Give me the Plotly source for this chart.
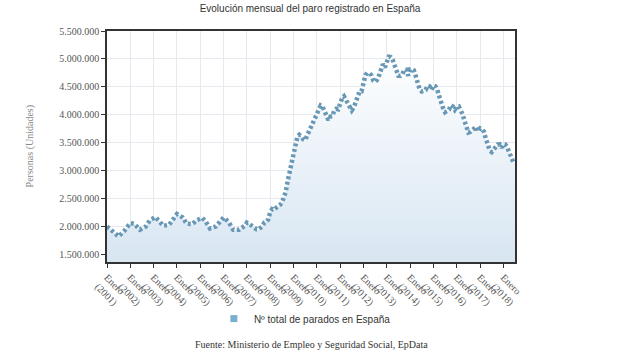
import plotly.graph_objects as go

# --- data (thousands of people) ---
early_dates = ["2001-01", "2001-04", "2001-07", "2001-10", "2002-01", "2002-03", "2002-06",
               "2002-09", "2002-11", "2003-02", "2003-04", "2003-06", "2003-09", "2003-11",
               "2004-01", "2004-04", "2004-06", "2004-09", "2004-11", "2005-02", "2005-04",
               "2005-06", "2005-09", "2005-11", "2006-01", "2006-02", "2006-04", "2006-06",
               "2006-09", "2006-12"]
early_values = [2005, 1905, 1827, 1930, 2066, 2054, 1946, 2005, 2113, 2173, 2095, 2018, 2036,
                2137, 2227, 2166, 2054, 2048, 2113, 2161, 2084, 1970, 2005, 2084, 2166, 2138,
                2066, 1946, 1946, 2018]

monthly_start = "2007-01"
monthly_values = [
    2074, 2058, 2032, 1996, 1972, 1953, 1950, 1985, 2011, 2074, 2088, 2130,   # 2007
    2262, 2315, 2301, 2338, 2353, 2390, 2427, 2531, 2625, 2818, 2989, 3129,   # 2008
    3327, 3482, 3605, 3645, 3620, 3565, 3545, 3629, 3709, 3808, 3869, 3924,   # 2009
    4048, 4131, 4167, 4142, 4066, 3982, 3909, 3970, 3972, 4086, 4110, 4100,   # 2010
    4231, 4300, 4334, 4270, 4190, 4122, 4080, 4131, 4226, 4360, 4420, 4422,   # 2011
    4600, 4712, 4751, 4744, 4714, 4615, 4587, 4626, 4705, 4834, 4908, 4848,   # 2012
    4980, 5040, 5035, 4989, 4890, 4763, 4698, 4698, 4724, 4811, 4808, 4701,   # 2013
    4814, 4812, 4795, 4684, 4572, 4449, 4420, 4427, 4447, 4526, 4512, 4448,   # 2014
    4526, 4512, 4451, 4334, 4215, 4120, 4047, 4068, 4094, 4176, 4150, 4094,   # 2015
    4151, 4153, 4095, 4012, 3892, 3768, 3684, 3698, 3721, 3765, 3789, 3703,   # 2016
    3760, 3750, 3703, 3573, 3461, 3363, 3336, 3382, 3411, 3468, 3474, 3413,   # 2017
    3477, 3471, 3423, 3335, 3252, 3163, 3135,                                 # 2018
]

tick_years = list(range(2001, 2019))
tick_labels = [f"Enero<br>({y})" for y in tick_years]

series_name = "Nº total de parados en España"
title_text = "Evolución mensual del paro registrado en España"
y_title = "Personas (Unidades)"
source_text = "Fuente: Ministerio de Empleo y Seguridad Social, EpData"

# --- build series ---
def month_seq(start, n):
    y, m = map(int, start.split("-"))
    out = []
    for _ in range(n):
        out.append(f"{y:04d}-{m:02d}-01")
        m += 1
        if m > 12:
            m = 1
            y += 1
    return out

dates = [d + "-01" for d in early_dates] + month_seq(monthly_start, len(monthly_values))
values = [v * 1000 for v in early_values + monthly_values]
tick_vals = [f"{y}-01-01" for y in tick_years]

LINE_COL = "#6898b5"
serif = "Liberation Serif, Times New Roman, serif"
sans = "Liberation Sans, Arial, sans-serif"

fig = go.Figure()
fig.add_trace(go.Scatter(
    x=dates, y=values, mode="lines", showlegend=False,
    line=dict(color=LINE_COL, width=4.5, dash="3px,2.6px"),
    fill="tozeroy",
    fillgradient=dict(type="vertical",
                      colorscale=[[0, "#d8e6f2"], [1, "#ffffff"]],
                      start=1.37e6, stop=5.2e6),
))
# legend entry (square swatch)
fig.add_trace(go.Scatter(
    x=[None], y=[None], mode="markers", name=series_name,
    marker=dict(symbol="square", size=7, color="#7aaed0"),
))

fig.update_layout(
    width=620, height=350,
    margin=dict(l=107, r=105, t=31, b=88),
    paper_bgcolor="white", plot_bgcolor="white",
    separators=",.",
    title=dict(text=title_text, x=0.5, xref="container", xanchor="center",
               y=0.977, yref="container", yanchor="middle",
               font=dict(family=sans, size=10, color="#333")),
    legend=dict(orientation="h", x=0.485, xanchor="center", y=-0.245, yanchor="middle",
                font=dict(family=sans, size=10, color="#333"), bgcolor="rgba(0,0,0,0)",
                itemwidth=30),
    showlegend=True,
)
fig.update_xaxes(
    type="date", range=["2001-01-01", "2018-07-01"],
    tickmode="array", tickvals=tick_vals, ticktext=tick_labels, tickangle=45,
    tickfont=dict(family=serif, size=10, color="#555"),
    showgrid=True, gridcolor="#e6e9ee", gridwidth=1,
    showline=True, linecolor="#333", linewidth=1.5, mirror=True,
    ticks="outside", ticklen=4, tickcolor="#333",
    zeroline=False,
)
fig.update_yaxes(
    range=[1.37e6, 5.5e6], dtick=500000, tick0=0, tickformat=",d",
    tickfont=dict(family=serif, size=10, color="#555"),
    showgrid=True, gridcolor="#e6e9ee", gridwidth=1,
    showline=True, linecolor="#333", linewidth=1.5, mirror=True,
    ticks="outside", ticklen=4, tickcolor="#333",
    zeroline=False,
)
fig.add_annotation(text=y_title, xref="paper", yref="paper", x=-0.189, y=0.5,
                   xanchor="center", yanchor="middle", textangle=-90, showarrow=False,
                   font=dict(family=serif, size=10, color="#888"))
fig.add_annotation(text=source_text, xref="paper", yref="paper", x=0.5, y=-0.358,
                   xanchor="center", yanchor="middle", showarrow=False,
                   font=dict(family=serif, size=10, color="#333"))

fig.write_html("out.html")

........

**INSTRUCTIONS FOR THE TASK**
Are you able to set down all the lines above exactly, without any pictures?

**FINAL RESULT**
Give me the Plotly source for this chart.
import plotly.graph_objects as go

# --- data (thousands of people) ---
early_dates = ["2001-01", "2001-04", "2001-07", "2001-10", "2002-01", "2002-03", "2002-06",
               "2002-09", "2002-11", "2003-02", "2003-04", "2003-06", "2003-09", "2003-11",
               "2004-01", "2004-04", "2004-06", "2004-09", "2004-11", "2005-02", "2005-04",
               "2005-06", "2005-09", "2005-11", "2006-01", "2006-02", "2006-04", "2006-06",
               "2006-09", "2006-12"]
early_values = [2005, 1905, 1827, 1930, 2066, 2054, 1946, 2005, 2113, 2173, 2095, 2018, 2036,
                2137, 2227, 2166, 2054, 2048, 2113, 2161, 2084, 1970, 2005, 2084, 2166, 2138,
                2066, 1946, 1946, 2018]

monthly_start = "2007-01"
monthly_values = [
    2074, 2058, 2032, 1996, 1972, 1953, 1950, 1985, 2011, 2074, 2088, 2130,   # 2007
    2262, 2315, 2301, 2338, 2353, 2390, 2427, 2531, 2625, 2818, 2989, 3129,   # 2008
    3327, 3482, 3605, 3645, 3620, 3565, 3545, 3629, 3709, 3808, 3869, 3924,   # 2009
    4048, 4131, 4167, 4142, 4066, 3982, 3909, 3970, 3972, 4086, 4110, 4100,   # 2010
    4231, 4300, 4334, 4270, 4190, 4122, 4080, 4131, 4226, 4360, 4420, 4422,   # 2011
    4600, 4712, 4751, 4744, 4714, 4615, 4587, 4626, 4705, 4834, 4908, 4848,   # 2012
    4980, 5040, 5035, 4989, 4890, 4763, 4698, 4698, 4724, 4811, 4808, 4701,   # 2013
    4814, 4812, 4795, 4684, 4572, 4449, 4420, 4427, 4447, 4526, 4512, 4448,   # 2014
    4526, 4512, 4451, 4334, 4215, 4120, 4047, 4068, 4094, 4176, 4150, 4094,   # 2015
    4151, 4153, 4095, 4012, 3892, 3768, 3684, 3698, 3721, 3765, 3789, 3703,   # 2016
    3760, 3750, 3703, 3573, 3461, 3363, 3336, 3382, 3411, 3468, 3474, 3413,   # 2017
    3477, 3471, 3423, 3335, 3252, 3163, 3135,                                 # 2018
]

tick_years = list(range(2001, 2019))
tick_labels = [f"Enero<br>({y})" for y in tick_years]

series_name = "Nº total de parados en España"
title_text = "Evolución mensual del paro registrado en España"
y_title = "Personas (Unidades)"
source_text = "Fuente: Ministerio de Empleo y Seguridad Social, EpData"

# --- build series ---
def month_seq(start, n):
    y, m = map(int, start.split("-"))
    out = []
    for _ in range(n):
        out.append(f"{y:04d}-{m:02d}-01")
        m += 1
        if m > 12:
            m = 1
            y += 1
    return out

dates = [d + "-01" for d in early_dates] + month_seq(monthly_start, len(monthly_values))
values = [v * 1000 for v in early_values + monthly_values]
tick_vals = [f"{y}-01-01" for y in tick_years]

LINE_COL = "#6898b5"
serif = "Liberation Serif, Times New Roman, serif"
sans = "Liberation Sans, Arial, sans-serif"

fig = go.Figure()
fig.add_trace(go.Scatter(
    x=dates, y=values, mode="lines", showlegend=False,
    line=dict(color=LINE_COL, width=4.5, dash="3px,2.6px"),
    fill="tozeroy",
    fillgradient=dict(type="vertical",
                      colorscale=[[0, "#d8e6f2"], [1, "#ffffff"]],
                      start=1.37e6, stop=5.2e6),
))
# legend entry (square swatch)
fig.add_trace(go.Scatter(
    x=[None], y=[None], mode="markers", name=series_name,
    marker=dict(symbol="square", size=7, color="#7aaed0"),
))

fig.update_layout(
    width=620, height=350,
    margin=dict(l=107, r=105, t=31, b=88),
    paper_bgcolor="white", plot_bgcolor="white",
    separators=",.",
    title=dict(text=title_text, x=0.5, xref="container", xanchor="center",
               y=0.977, yref="container", yanchor="middle",
               font=dict(family=sans, size=10, color="#333")),
    legend=dict(orientation="h", x=0.485, xanchor="center", y=-0.245, yanchor="middle",
                font=dict(family=sans, size=10, color="#333"), bgcolor="rgba(0,0,0,0)",
                itemwidth=30),
    showlegend=True,
)
fig.update_xaxes(
    type="date", range=["2001-01-01", "2018-07-01"],
    tickmode="array", tickvals=tick_vals, ticktext=tick_labels, tickangle=45,
    tickfont=dict(family=serif, size=10, color="#555"),
    showgrid=True, gridcolor="#e6e9ee", gridwidth=1,
    showline=True, linecolor="#333", linewidth=1.5, mirror=True,
    ticks="outside", ticklen=4, tickcolor="#333",
    zeroline=False,
)
fig.update_yaxes(
    range=[1.37e6, 5.5e6], dtick=500000, tick0=0, tickformat=",d",
    tickfont=dict(family=serif, size=10, color="#555"),
    showgrid=True, gridcolor="#e6e9ee", gridwidth=1,
    showline=True, linecolor="#333", linewidth=1.5, mirror=True,
    ticks="outside", ticklen=4, tickcolor="#333",
    zeroline=False,
)
fig.add_annotation(text=y_title, xref="paper", yref="paper", x=-0.189, y=0.5,
                   xanchor="center", yanchor="middle", textangle=-90, showarrow=False,
                   font=dict(family=serif, size=10, color="#888"))
fig.add_annotation(text=source_text, xref="paper", yref="paper", x=0.5, y=-0.358,
                   xanchor="center", yanchor="middle", showarrow=False,
                   font=dict(family=serif, size=10, color="#333"))

fig.write_html("out.html")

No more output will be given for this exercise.